The fourth issue concerns the use of Microdata. JSON-LD was designed to work seamlessly with RDFa Lite 1.1; you can easily and losslessly convert data between the two markup formats. JSON-LD is compatible with Microdata, but pairing the two is a sub-optimal design choice. When JSON-LD data is converted to Microdata, information is lost due to data fidelity issues in Microdata. For example, there is no mechanism to specify that a value is a URL in Microdata.

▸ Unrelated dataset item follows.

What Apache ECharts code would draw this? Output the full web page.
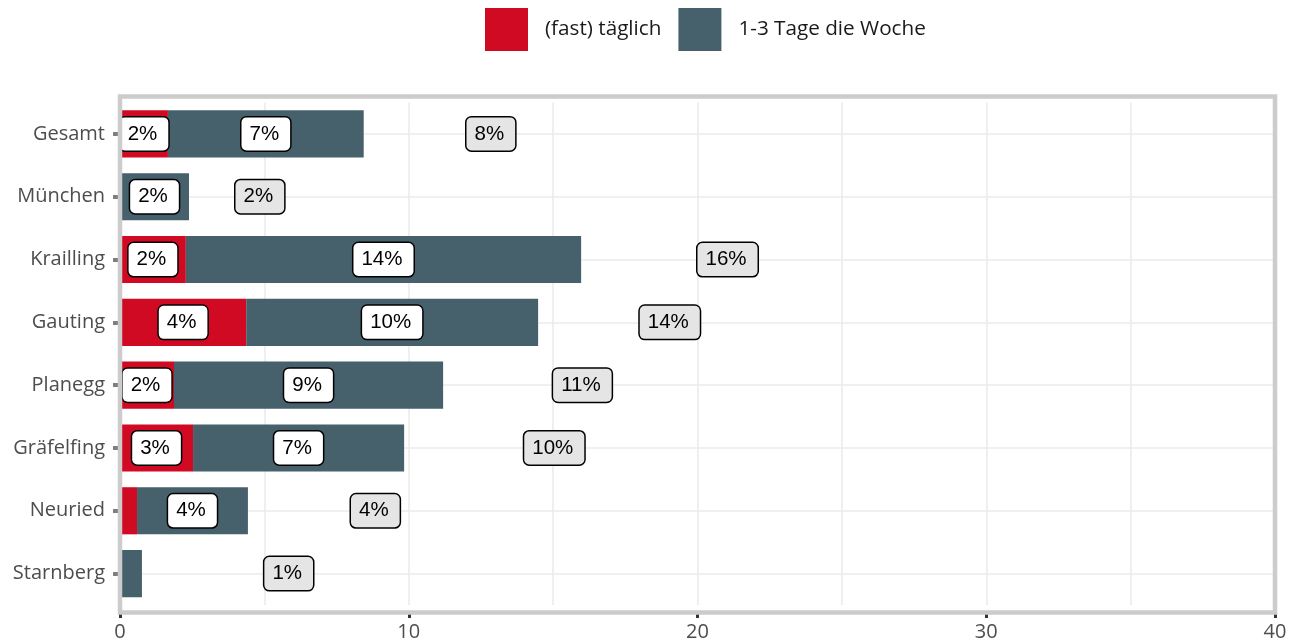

RDFa Lite 1.1 does not suffer from these issues and has been proven to be a drop-in replacement for Microdata without any of the downsides that Microdata has. The designers of JSON-LD are the same designers behind RDFa Lite 1.1 and have extensive experience with Microdata. We specifically did not choose to pair JSON-LD with Microdata because it was a bad design choice for a number of reasons. I hope that the Google engineers will seek out advice from the JSON-LD and RDFa communities before finalizing the decision to use Microdata, as there are numerous downsides associated with that decision.

Closing

All in all, the Google engineers did a good job of implementing JSON-LD in Gmail. With a few small fixes to the Gmail documentation and code examples, they will be fully compliant with the JSON-LD specifications. The JSON-LD community is excited about this development and looks forward to working with Google to improve the recent release of JSON-LD for Gmail.